Auburn can take advantage of market inefficiency created by Alabama's style on defense as well. Alabama's 3-4 look dictates that it takes a lot of big linebackers and defensive tackle types.
Like on the offensive side of the ball, these players are at a premium. Again, Auburn needs to zig while Alabama zags.
How does it do that? By running a scheme that emphasizes quickness and multiple coverages, like the 4-2-5.
The 4-2-5 uses four defensive linemen, including two traditional defensive ends. This is an area at which Auburn can recruit against Alabama. Alabama often takes high school defensive ends and converts them into outside linebackers. While that position is en vogue in the NFL, and a good selling point for the Tide, some players want to remain defensive ends at the college level. That simply isn't possible at Alabama, because the Tide's defensive ends are more similar in build to defensive tackles in a four-man defensive line scheme. Auburn can offer the opportunity to stay at defensive end and rush the passer from that spot.
Linebacker is another area in which Auburn can find high quality players that 3-4 teams like Alabama sometimes pass on, usually due to size. There are plenty of linebackers who are very athletic and instinctive, and who can be bulked to 220-230 pounds with a good strength program and a redshirt year. And the vast majority won't get a look from Alabama. Auburn can utilize these players at linebacker and at the third safety spot used in the 4-2-5 scheme. Similar examples of teams running the 4-2-5 with great success include TCU, South Carolina and Oklahoma (the latter two say they run a 4-3, but in fact mostly line up in a 4-2-5 alignment).

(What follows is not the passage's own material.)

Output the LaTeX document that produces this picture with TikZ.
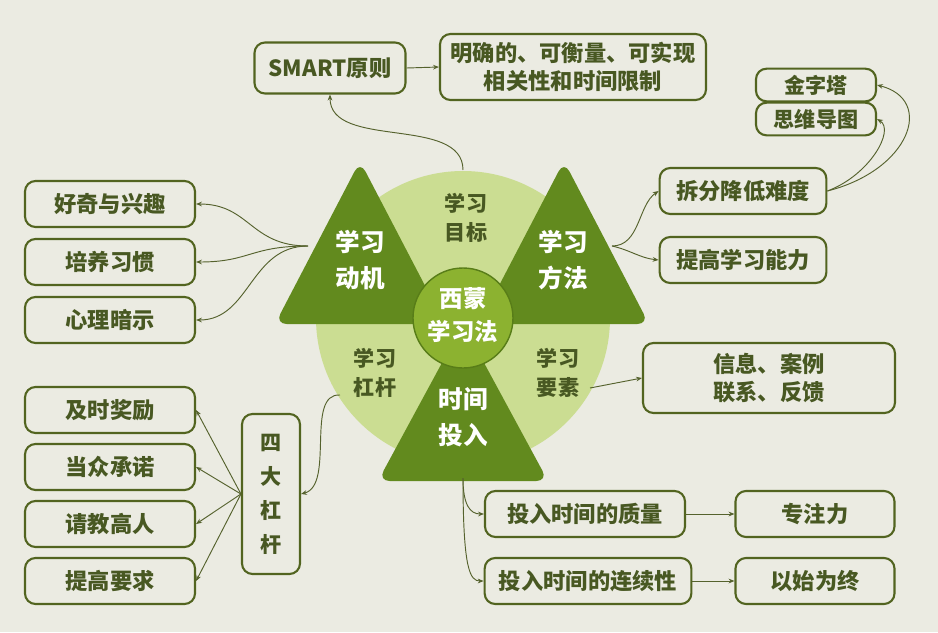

And speaking of South Carolina, former defensive coordinator Ellis Johnson may soon be available, with rumors swirling that he could be fired from his head coaching position at Southern Miss. There's no doubt that Johnson can put together an excellent defense in the SEC, and he can run the 4-2-5 scheme.
It's also important to note that Georgia also runs a traditional pro-style offense and a 3-4 defense, like Alabama, so the recruiting pitches that work against the Tide would also work against the Dawgs. That's very important, as you'll see below.
Even running the schemes mentioned above, Auburn will still have its fair share of recruiting battles against the Tide. But by signing four or five players per year who don't fit the Tide's scheme, but who are still high quality, it can get better on both sides of the ball in a hurry.
Continue to recruit Georgia and Atlanta
One could argue that the state of Georgia is just as important to Auburn's recruiting as the state of Alabama. And when consulting a map, it's easy to see why: Auburn is only 35 miles from Columbus, Ga. There's even the famous story of a recruit who believed Auburn was in Georgia.
Auburn has traditionally had a lot of success recruiting the Peach State. Of the current 17-member recruiting class for 2013, five are from Georgia (though many are wavering from their commitments). Auburn's 85-man scholarship roster has 22 players from the state. Recruiting Georgia is very important.
If the new Auburn head coach does not have recruiting ties to the state, he better have an assistant (preferably two) that do have relationships with some of the premier programs in Georgia.